What to work on: Search the data for the word "this". Reproduce every line where it is found.

Record set:
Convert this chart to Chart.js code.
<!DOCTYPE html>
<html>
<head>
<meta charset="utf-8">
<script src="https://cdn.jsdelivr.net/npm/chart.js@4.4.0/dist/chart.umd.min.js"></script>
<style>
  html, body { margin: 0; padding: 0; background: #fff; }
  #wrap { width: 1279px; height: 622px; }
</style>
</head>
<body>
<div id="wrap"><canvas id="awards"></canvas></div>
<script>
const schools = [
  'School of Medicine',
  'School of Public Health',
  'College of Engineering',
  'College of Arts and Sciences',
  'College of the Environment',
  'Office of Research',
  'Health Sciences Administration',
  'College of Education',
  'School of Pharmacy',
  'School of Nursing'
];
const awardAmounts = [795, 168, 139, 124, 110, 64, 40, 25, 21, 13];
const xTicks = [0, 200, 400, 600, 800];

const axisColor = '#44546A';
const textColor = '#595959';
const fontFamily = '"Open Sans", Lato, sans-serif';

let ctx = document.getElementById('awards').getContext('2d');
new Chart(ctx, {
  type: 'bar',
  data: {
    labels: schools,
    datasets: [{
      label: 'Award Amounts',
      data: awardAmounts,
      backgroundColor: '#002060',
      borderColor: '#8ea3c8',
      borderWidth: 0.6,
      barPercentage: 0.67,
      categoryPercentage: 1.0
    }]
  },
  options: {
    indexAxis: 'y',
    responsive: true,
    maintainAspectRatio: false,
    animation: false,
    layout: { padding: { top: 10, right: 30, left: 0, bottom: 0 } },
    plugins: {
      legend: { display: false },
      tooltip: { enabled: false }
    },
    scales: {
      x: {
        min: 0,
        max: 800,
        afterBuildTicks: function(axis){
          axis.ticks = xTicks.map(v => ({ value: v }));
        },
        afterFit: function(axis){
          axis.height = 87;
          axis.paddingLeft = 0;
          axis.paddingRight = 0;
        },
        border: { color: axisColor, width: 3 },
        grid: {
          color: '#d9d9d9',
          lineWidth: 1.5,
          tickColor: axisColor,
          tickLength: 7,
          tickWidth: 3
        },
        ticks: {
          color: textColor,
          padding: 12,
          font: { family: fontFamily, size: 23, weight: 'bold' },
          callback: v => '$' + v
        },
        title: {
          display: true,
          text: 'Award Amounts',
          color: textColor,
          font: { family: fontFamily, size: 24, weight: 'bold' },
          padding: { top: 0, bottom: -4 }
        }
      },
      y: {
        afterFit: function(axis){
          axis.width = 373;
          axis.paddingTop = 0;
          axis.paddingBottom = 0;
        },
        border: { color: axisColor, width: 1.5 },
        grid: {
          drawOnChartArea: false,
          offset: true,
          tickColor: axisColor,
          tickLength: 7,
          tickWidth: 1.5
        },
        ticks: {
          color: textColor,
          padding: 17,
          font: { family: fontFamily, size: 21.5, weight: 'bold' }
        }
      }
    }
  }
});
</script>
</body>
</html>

---

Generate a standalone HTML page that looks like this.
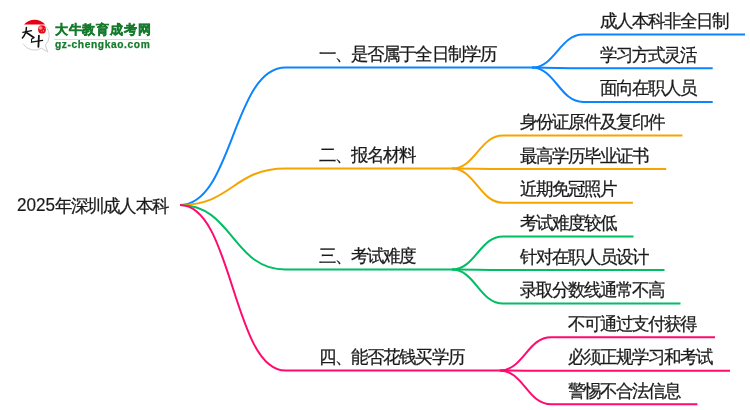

Solution to the problem:
Convert this chart to Chart.js code.
Generate a standalone HTML page that looks like this.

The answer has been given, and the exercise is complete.